## Required work
Return precisely the span of lines from the top of the material below to the line containing "const TEXT = '#262626'", both included. Pictures are excluded.

## Data provided
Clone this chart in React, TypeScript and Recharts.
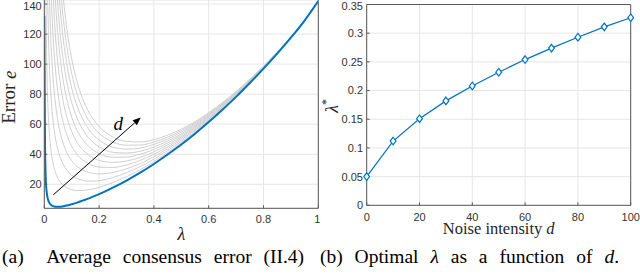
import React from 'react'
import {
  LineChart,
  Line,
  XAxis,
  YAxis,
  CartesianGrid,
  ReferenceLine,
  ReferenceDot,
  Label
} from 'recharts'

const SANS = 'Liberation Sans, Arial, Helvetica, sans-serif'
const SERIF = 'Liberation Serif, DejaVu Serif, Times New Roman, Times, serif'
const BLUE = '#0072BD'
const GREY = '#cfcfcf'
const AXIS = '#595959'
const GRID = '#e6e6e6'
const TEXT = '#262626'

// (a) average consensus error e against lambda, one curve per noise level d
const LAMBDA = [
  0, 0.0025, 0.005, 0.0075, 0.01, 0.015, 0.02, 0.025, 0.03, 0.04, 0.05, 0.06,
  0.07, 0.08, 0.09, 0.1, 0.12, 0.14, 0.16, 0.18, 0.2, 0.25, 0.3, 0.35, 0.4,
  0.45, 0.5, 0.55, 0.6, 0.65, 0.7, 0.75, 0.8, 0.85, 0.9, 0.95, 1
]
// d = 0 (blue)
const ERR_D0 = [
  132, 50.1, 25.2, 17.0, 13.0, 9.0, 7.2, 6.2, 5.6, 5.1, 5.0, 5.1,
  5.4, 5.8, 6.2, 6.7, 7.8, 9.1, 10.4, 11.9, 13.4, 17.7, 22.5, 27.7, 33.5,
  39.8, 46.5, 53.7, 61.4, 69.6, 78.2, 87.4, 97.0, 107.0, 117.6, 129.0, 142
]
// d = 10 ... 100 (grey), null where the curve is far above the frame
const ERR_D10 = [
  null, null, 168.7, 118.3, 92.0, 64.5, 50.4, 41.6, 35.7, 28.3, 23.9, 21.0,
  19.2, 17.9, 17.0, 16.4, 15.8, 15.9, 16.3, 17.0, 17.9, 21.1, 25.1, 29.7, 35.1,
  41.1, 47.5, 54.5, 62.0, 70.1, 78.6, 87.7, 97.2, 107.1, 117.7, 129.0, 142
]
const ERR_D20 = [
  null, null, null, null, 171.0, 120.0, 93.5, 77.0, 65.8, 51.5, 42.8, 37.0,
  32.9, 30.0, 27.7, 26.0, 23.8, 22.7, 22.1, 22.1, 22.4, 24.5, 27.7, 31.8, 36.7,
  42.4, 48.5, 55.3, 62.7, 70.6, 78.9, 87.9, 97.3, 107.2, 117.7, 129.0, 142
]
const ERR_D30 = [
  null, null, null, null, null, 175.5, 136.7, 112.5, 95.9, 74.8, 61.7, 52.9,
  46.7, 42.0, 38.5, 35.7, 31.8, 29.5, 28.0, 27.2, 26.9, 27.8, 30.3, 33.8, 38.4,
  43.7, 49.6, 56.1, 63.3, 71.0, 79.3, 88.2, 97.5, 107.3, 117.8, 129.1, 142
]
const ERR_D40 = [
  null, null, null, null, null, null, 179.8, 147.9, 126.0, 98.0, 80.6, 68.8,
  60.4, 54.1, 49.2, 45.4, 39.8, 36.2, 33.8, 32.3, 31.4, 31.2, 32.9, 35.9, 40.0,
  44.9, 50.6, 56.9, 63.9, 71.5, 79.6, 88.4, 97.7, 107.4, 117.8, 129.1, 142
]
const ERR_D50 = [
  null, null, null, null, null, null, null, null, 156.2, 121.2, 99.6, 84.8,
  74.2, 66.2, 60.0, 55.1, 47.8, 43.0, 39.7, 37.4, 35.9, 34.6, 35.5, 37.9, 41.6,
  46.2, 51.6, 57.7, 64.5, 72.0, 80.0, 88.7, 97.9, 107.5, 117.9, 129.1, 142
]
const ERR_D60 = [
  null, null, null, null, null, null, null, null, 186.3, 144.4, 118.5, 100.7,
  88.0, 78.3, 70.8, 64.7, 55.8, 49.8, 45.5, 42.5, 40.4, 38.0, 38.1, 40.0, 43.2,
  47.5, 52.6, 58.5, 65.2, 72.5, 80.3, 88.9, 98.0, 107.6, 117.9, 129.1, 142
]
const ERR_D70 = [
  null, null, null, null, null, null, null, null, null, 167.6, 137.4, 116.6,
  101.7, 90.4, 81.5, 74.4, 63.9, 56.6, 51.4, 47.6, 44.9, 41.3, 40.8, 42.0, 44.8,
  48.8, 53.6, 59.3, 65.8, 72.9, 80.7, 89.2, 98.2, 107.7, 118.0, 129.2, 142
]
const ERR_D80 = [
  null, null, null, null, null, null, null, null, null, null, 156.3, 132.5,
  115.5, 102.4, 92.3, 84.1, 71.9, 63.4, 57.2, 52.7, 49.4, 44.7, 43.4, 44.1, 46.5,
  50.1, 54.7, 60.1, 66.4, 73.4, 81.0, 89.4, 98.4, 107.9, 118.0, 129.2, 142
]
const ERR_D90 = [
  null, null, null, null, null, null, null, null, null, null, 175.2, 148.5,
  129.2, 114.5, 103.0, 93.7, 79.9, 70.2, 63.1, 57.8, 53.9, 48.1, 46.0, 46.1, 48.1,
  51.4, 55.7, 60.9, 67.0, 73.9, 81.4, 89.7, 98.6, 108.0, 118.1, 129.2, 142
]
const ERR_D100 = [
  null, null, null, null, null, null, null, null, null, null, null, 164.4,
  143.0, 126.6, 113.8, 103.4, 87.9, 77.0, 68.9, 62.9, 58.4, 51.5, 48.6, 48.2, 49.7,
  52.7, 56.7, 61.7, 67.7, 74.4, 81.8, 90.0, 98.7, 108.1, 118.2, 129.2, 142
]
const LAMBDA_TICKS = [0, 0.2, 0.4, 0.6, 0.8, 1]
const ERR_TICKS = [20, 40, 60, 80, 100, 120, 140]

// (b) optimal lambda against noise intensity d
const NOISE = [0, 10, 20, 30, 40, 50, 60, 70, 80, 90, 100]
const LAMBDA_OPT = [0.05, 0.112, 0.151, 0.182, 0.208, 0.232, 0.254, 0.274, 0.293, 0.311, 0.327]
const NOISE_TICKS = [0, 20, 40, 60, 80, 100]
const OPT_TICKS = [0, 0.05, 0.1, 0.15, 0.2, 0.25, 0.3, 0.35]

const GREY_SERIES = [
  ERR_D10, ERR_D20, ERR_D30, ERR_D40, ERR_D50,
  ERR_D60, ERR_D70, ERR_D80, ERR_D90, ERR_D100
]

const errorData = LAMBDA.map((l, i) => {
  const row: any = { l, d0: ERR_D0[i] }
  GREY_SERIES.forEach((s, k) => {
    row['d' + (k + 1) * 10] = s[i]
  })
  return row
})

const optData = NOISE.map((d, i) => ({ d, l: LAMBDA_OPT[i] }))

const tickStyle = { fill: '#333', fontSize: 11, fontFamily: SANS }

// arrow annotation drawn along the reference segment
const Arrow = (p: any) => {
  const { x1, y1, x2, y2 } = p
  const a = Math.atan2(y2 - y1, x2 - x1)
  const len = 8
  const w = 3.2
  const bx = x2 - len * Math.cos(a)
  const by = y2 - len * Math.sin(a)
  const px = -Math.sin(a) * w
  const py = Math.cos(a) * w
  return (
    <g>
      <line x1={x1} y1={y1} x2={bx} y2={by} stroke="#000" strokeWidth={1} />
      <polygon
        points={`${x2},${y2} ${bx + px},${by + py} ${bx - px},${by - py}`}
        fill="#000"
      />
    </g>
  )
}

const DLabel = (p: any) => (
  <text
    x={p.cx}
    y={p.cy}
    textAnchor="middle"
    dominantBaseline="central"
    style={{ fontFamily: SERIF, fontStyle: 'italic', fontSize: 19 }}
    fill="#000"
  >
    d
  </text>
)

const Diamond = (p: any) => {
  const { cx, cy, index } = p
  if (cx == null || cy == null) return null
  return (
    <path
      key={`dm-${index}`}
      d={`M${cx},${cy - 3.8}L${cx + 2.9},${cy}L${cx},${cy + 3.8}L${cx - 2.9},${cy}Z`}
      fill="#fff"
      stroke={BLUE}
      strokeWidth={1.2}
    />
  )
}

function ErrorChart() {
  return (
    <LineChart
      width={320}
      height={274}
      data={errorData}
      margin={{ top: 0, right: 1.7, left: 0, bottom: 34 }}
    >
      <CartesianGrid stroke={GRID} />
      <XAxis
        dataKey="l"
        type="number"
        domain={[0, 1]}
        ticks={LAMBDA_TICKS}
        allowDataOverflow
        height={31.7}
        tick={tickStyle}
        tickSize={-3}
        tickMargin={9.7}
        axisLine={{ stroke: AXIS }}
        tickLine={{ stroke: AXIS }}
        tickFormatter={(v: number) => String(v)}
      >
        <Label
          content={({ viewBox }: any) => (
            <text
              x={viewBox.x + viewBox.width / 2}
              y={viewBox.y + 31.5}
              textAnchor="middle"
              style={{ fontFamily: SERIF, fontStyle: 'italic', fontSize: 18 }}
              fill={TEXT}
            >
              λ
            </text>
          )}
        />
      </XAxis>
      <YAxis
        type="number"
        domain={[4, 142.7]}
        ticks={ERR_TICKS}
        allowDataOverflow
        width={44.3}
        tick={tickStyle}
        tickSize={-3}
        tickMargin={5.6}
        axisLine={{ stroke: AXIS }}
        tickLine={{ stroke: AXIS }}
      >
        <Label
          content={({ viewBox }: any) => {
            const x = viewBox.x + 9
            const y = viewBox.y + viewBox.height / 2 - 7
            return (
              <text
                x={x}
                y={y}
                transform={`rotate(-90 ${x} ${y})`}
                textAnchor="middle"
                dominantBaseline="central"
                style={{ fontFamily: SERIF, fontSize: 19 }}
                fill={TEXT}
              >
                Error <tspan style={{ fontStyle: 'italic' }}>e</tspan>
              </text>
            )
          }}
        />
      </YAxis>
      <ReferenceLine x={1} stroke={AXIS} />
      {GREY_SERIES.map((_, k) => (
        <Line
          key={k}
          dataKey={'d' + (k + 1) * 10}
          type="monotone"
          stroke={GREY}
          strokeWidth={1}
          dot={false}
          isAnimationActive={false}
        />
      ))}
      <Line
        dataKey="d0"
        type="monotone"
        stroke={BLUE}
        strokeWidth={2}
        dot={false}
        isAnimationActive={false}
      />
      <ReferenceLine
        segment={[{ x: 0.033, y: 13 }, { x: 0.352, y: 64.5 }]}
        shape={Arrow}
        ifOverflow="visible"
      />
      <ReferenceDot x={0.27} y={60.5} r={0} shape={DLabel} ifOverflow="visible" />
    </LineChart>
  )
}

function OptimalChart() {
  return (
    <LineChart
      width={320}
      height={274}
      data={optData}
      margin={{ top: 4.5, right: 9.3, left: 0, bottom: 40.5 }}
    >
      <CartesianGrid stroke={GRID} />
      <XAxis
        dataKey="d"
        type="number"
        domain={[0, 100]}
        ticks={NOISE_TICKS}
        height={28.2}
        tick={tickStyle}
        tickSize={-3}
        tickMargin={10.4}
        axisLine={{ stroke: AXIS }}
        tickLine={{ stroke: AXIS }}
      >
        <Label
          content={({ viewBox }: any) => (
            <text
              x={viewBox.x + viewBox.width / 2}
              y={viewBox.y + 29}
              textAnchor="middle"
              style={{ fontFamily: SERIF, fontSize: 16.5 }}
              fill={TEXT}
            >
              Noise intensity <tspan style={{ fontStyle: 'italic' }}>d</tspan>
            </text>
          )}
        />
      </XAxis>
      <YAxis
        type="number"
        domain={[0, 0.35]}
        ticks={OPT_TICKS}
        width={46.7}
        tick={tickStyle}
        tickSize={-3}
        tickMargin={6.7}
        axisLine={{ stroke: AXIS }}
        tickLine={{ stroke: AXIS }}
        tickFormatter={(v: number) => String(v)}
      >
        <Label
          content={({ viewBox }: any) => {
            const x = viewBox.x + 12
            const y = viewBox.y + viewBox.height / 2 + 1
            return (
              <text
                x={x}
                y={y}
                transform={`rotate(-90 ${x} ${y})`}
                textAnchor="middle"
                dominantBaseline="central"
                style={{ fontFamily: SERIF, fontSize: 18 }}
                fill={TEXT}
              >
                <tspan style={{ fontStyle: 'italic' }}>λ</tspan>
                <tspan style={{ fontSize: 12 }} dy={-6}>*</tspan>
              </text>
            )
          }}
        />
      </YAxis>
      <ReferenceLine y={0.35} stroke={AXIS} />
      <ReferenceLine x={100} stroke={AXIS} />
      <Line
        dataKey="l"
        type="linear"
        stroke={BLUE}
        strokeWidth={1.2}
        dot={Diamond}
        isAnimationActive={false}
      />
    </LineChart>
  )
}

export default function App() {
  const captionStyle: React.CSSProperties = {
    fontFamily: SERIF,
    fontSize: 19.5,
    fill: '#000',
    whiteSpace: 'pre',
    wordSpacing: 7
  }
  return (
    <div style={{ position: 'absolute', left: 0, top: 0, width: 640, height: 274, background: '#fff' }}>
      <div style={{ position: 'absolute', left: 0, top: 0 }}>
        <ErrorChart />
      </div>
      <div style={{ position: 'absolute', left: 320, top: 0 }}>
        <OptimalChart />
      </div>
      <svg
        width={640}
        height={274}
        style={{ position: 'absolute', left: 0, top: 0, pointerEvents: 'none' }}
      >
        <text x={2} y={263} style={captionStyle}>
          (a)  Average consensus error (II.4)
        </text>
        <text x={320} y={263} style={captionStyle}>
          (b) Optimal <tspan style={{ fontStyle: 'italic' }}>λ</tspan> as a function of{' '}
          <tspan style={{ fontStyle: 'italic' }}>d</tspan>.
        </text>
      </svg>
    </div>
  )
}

## Answer to this task
Clone this chart in React, TypeScript and Recharts.
import React from 'react'
import {
  LineChart,
  Line,
  XAxis,
  YAxis,
  CartesianGrid,
  ReferenceLine,
  ReferenceDot,
  Label
} from 'recharts'

const SANS = 'Liberation Sans, Arial, Helvetica, sans-serif'
const SERIF = 'Liberation Serif, DejaVu Serif, Times New Roman, Times, serif'
const BLUE = '#0072BD'
const GREY = '#cfcfcf'
const AXIS = '#595959'
const GRID = '#e6e6e6'
const TEXT = '#262626'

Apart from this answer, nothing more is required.